Investigation of LaxSr1−xCoyM1−yO3−δ (M=Mn, Fe) perovskite materials as thermochemical energy storage media

• Published in: Solar energy Vol. 118; no. C; pp. 451 - 459
• Main Authors: Babiniec, Sean M., Coker, Eric N., Miller, James E., Ambrosini, Andrea
• Format: Journal Article
• Language: English
• Published: United States Elsevier Ltd 01.08.2015; Elsevier
• Subjects: Concentrating solar power; ENERGY STORAGE; MATERIALS SCIENCE; Perovskite; SOLAR ENERGY; Thermochemical energy storage; Thermogravimetric analysis; Perovskite; Thermochemical energy storage; Thermogravimetric analysis; Concentrating solar power
• ISSN: 0038-092X; 1471-1257
• DOI: 10.1016/j.solener.2015.05.040

•The synthesis and crystal structure of 37 LSCM/F materials are presented in detail.•The redox propensity of each material is evaluated by thermogravimetric analysis.•Large redox activities were observed in samples with cubic or tetragonal structure.•Equilibrium thermogravimetric analysis is used to extract thermodynamic parameters.•The top material candidate exhibits a reduction enthalpy of 250kJ/kg. Materials in the LaxSr1−xCoyMn1−yO3−δ (LSCM) and LaxSr1−xCoyFe1−yO3−δ (LSCF) families are candidates for high-temperature thermochemical energy storage due to their facility for cyclic endothermic reduction and exothermic oxidation.

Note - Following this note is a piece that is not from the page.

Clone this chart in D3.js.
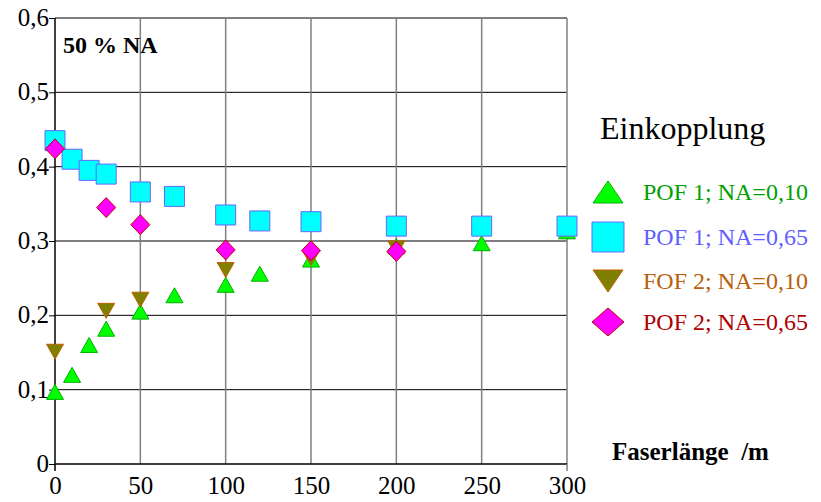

A set of 16 LSCM and 21 LSCF compositions were synthesized by a modified Pechini method and characterized by powder X-ray diffraction and thermogravimetric analysis. All materials were found to be various symmetries of the perovskite phase. LSCM was indexed as tetragonal, cubic, rhombohedral, or orthorhombic as a function of increased lanthanum content. For LSCF, compositions containing low lanthanum content were indexed as cubic while materials with high lanthanum content were indexed as rhombohedral. An initial screening of redox activity was completed by thermogravimetric analysis for each composition. The top three compositions with the greatest recoverable redox capacity for each family were further characterized in equilibrium thermogravimetric experiments over a range of temperatures and oxygen partial pressures. These equilibrium experiments allowed the extraction of thermodynamic parameters for LSCM and LSCF compositions operated in thermochemical energy storage conditions.